-- begin --

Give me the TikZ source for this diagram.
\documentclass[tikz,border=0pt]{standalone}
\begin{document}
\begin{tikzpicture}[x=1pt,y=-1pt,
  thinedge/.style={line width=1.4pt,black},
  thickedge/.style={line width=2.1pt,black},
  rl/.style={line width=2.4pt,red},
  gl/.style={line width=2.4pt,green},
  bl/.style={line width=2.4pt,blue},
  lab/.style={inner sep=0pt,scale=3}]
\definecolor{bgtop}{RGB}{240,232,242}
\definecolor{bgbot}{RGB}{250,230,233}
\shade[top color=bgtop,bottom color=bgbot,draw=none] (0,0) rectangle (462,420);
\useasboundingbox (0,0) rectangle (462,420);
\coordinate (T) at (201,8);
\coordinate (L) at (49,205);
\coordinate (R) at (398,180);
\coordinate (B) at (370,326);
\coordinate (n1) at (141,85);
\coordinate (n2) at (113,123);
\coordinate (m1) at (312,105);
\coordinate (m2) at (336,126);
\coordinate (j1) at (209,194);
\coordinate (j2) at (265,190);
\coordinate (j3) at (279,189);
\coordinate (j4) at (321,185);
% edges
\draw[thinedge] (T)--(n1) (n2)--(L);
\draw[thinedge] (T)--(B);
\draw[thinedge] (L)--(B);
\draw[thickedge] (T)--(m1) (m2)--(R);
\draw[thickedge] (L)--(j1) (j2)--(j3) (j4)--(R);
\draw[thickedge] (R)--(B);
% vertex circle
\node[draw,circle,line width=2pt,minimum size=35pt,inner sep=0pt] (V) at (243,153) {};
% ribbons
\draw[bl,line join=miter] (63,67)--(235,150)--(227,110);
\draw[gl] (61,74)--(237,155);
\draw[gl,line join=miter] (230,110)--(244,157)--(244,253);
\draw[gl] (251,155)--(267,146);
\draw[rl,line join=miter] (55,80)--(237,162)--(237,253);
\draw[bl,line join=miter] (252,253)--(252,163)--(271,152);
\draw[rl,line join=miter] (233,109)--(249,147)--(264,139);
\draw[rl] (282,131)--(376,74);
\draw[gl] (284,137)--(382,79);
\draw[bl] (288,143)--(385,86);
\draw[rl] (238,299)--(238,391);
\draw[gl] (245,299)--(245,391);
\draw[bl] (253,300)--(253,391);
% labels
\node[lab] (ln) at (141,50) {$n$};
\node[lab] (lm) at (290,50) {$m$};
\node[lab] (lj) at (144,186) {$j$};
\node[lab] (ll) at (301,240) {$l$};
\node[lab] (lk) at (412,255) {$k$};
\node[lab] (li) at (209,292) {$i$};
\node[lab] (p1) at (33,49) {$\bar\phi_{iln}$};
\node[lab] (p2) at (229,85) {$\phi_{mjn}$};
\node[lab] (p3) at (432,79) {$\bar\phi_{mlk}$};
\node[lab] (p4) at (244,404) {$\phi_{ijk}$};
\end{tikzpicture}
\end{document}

-- end --

### Problem to work on
Return every line of the material exactly.

### Final result
Give me the TikZ source for this diagram.
\documentclass[tikz,border=0pt]{standalone}
\begin{document}
\begin{tikzpicture}[x=1pt,y=-1pt,
  thinedge/.style={line width=1.4pt,black},
  thickedge/.style={line width=2.1pt,black},
  rl/.style={line width=2.4pt,red},
  gl/.style={line width=2.4pt,green},
  bl/.style={line width=2.4pt,blue},
  lab/.style={inner sep=0pt,scale=3}]
\definecolor{bgtop}{RGB}{240,232,242}
\definecolor{bgbot}{RGB}{250,230,233}
\shade[top color=bgtop,bottom color=bgbot,draw=none] (0,0) rectangle (462,420);
\useasboundingbox (0,0) rectangle (462,420);
\coordinate (T) at (201,8);
\coordinate (L) at (49,205);
\coordinate (R) at (398,180);
\coordinate (B) at (370,326);
\coordinate (n1) at (141,85);
\coordinate (n2) at (113,123);
\coordinate (m1) at (312,105);
\coordinate (m2) at (336,126);
\coordinate (j1) at (209,194);
\coordinate (j2) at (265,190);
\coordinate (j3) at (279,189);
\coordinate (j4) at (321,185);
% edges
\draw[thinedge] (T)--(n1) (n2)--(L);
\draw[thinedge] (T)--(B);
\draw[thinedge] (L)--(B);
\draw[thickedge] (T)--(m1) (m2)--(R);
\draw[thickedge] (L)--(j1) (j2)--(j3) (j4)--(R);
\draw[thickedge] (R)--(B);
% vertex circle
\node[draw,circle,line width=2pt,minimum size=35pt,inner sep=0pt] (V) at (243,153) {};
% ribbons
\draw[bl,line join=miter] (63,67)--(235,150)--(227,110);
\draw[gl] (61,74)--(237,155);
\draw[gl,line join=miter] (230,110)--(244,157)--(244,253);
\draw[gl] (251,155)--(267,146);
\draw[rl,line join=miter] (55,80)--(237,162)--(237,253);
\draw[bl,line join=miter] (252,253)--(252,163)--(271,152);
\draw[rl,line join=miter] (233,109)--(249,147)--(264,139);
\draw[rl] (282,131)--(376,74);
\draw[gl] (284,137)--(382,79);
\draw[bl] (288,143)--(385,86);
\draw[rl] (238,299)--(238,391);
\draw[gl] (245,299)--(245,391);
\draw[bl] (253,300)--(253,391);
% labels
\node[lab] (ln) at (141,50) {$n$};
\node[lab] (lm) at (290,50) {$m$};
\node[lab] (lj) at (144,186) {$j$};
\node[lab] (ll) at (301,240) {$l$};
\node[lab] (lk) at (412,255) {$k$};
\node[lab] (li) at (209,292) {$i$};
\node[lab] (p1) at (33,49) {$\bar\phi_{iln}$};
\node[lab] (p2) at (229,85) {$\phi_{mjn}$};
\node[lab] (p3) at (432,79) {$\bar\phi_{mlk}$};
\node[lab] (p4) at (244,404) {$\phi_{ijk}$};
\end{tikzpicture}
\end{document}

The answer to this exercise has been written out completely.